On 21/04/14 03:14, Mark Fowler wrote:
> On Sunday, April 20, 2014, David Cantrell <david at> wrote:
>> Can anyone point me at some code on the CPAN that, given two regexes,
>> can figure out whether there are any bits of text that will be matched
>> by both?
> I'm not sure I understand the question here, or moreover why you want to do
> it just an intellectual exercise?
> If it's just a matter of wanting a single Perl regular expression that can
> match something iff both of these other regular expressions would match,
> surely you can just do this by inserting the second regular expression at
> the beginning of the first encapsulated in a zero-width positive look ahead
> assertion (with suitable variable length doodads to pad if they're not
> anchoring at the same place in the string.)

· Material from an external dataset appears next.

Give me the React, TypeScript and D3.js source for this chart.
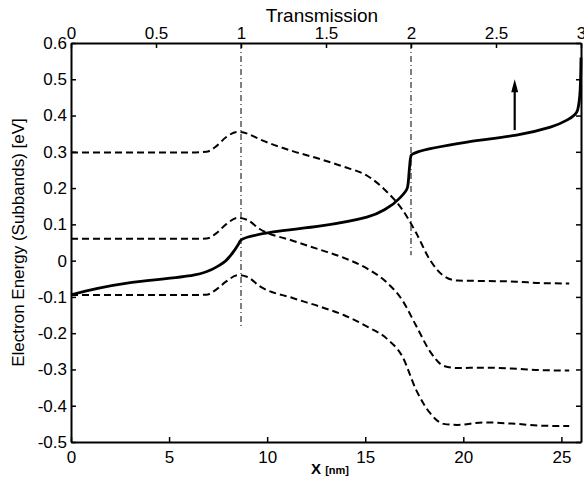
import React, { useRef, useEffect } from "react";
import * as d3 from "d3";

// subband energies along the device (X in nm)
const xNm = [0, 2, 4, 6, 6.9, 7.4, 7.9, 8.5, 9.0, 9.6, 11.3, 12.7, 13.9, 15.1, 16.1, 16.9, 17.6, 18.3, 19.0, 19.7, 21, 22.7, 24, 25.4];
const subbandTop = [0.298, 0.298, 0.298, 0.298, 0.3, 0.315, 0.34, 0.355, 0.35, 0.335, 0.302, 0.28, 0.259, 0.234, 0.19, 0.14, 0.076, 0.002, -0.042, -0.055, -0.056, -0.058, -0.062, -0.063];
const subbandMid = [0.06, 0.06, 0.06, 0.06, 0.061, 0.075, 0.1, 0.118, 0.112, 0.088, 0.055, 0.03, 0.008, -0.022, -0.06, -0.11, -0.18, -0.25, -0.29, -0.296, -0.295, -0.298, -0.302, -0.303];
const subbandLow = [-0.095, -0.095, -0.095, -0.095, -0.094, -0.08, -0.058, -0.04, -0.045, -0.07, -0.103, -0.127, -0.15, -0.182, -0.215, -0.265, -0.357, -0.42, -0.45, -0.453, -0.446, -0.45, -0.455, -0.456];

// transmission (top axis) vs energy
const transT = [0, 0.33, 0.72, 0.876, 0.95, 0.985, 1.0, 1.19, 1.46, 1.74, 1.86, 1.935, 1.98, 1.99, 2.0, 2.04, 2.33, 2.62, 2.82, 2.92, 2.98, 2.995, 3.0];
const transE = [-0.094, -0.062, -0.04, -0.012, 0.021, 0.045, 0.057, 0.079, 0.095, 0.12, 0.145, 0.173, 0.203, 0.25, 0.29, 0.3, 0.327, 0.346, 0.368, 0.388, 0.415, 0.47, 0.56];

// vertical reference lines at T = 1 and T = 2
const refT = [1, 2];
const refBottomE = [-0.185, 0.015];

// arrow
const arrowT = 2.61;
const arrowE = [0.36, 0.5];

const xTicks = [0, 5, 10, 15, 20, 25];
const tTicks = [0, 0.5, 1, 1.5, 2, 2.5, 3];
const yTicks = [-0.5, -0.4, -0.3, -0.2, -0.1, 0, 0.1, 0.2, 0.3, 0.4, 0.5, 0.6];

const FONT = "'Liberation Sans', Arial, Helvetica, sans-serif";

const App = () => {
  const ref = useRef(null);

  useEffect(() => {
    const svg = d3.select(ref.current);
    svg.selectAll("*").remove();

    const W = 584;
    const H = 482;
    const margin = { top: 43, right: 3, bottom: 40, left: 71 };
    const width = W - margin.left - margin.right;
    const height = H - margin.top - margin.bottom;

    svg.attr("width", W).attr("height", H);

    const g = svg
      .append("g")
      .attr("transform", `translate(${margin.left},${margin.top})`);

    const x = d3.scaleLinear().domain([0, 26]).range([0, width]);
    const t = d3.scaleLinear().domain([0, 3]).range([0, width]);
    const y = d3.scaleLinear().domain([-0.5, 0.6]).range([height, 0]);

    const styleAxis = (sel) => {
      sel.select(".domain").attr("stroke", "#000").attr("stroke-width", 2);
      sel.selectAll(".tick line").attr("stroke", "#000").attr("stroke-width", 1.5);
      sel
        .selectAll(".tick text")
        .attr("fill", "#000")
        .style("font-family", FONT)
        .style("font-size", "17px");
    };

    g.append("g")
      .attr("transform", `translate(0,${height})`)
      .call(
        d3.axisBottom(x).tickValues(xTicks).tickSize(-5).tickSizeOuter(0).tickPadding(9).tickFormat((d) => String(d))
      )
      .call(styleAxis);
    g.append("g")
      .call(
        d3.axisTop(t).tickValues(tTicks).tickSize(-5).tickSizeOuter(0).tickPadding(4).tickFormat((d) => String(d))
      )
      .call(styleAxis);
    g.append("g")
      .call(
        d3.axisLeft(y).tickValues(yTicks).tickSize(-5).tickSizeOuter(0).tickPadding(4).tickFormat((d) => String(d))
      )
      .call(styleAxis);
    g.append("g")
      .attr("transform", `translate(${width},0)`)
      .call(d3.axisRight(y).tickValues(yTicks).tickSize(-5).tickSizeOuter(0).tickFormat(() => ""))
      .call(styleAxis);

    // reference lines
    refT.forEach((v, i) => {
      g.append("line")
        .attr("x1", t(v))
        .attr("x2", t(v))
        .attr("y1", y(0.6))
        .attr("y2", y(refBottomE[i]))
        .attr("stroke", "#000")
        .attr("stroke-width", 1)
        .attr("stroke-dasharray", "6,3,1,3");
    });

    // subbands
    const band = d3
      .line()
      .x((d) => x(d[0]))
      .y((d) => y(d[1]))
      .curve(d3.curveMonotoneX);
    [subbandTop, subbandMid, subbandLow].forEach((s) => {
      g.append("path")
        .attr("d", band(xNm.map((v, i) => [v, s[i]])))
        .attr("fill", "none")
        .attr("stroke", "#000")
        .attr("stroke-width", 2)
        .attr("stroke-dasharray", "7,4");
    });

    // transmission
    const trans = d3
      .line()
      .x((d) => t(d[0]))
      .y((d) => y(d[1]))
      .curve(d3.curveMonotoneY);
    g.append("path")
      .attr("d", trans(transT.map((v, i) => [v, transE[i]])))
      .attr("fill", "none")
      .attr("stroke", "#000")
      .attr("stroke-width", 2.8)
      .attr("stroke-linejoin", "round");

    // arrow
    const ax = t(arrowT);
    const tipY = y(arrowE[1]);
    g.append("line")
      .attr("x1", ax)
      .attr("x2", ax)
      .attr("y1", y(arrowE[0]))
      .attr("y2", tipY + 10)
      .attr("stroke", "#000")
      .attr("stroke-width", 2.2);
    g.append("path")
      .attr("d", `M${ax},${tipY} L${ax - 3.5},${tipY + 13} L${ax + 3.5},${tipY + 13} Z`)
      .attr("fill", "#000");

    // labels
    svg
      .append("text")
      .attr("x", margin.left + width / 2 - 4)
      .attr("y", 22)
      .attr("text-anchor", "middle")
      .style("font-family", FONT)
      .style("font-size", "19px")
      .text("Transmission");

    svg
      .append("text")
      .attr("transform", `translate(24,${margin.top + height / 2}) rotate(-90)`)
      .attr("text-anchor", "middle")
      .style("font-family", FONT)
      .style("font-size", "17px")
      .text("Electron Energy (Subbands) [eV]");

    const xl = svg
      .append("text")
      .attr("x", margin.left + width / 2 + 4)
      .attr("y", 474)
      .attr("text-anchor", "middle")
      .style("font-family", FONT)
      .style("font-weight", "bold");
    xl.append("tspan").style("font-size", "15px").text("X ");
    xl.append("tspan").style("font-size", "11px").text("[nm]");

    return () => {
      svg.selectAll("*").remove();
    };
  }, []);

  return (
    <svg
      ref={ref}
      style={{ position: "absolute", left: 0, top: 0, display: "block", background: "#fff" }}
    />
  );
};

export default App;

> What the link is talking about seems to be converting a regular expression
> down into a finate state machine and then combining that finate state
> machine with another finate state machine (I.e. non deterministic, being
> turned back into deterministic with maths). I can see how that's possible
> for a strict regular expression, but as you say, not for a true Perl
> non-regular regular expression.
> So...why do you want to do this?

This may be related to the question I asked recently about turning (up 
to) a few hundred REGEXes into one giant REGEX. The goal being to test 
all those disparate REGEXes in the most efficient way possible on a string.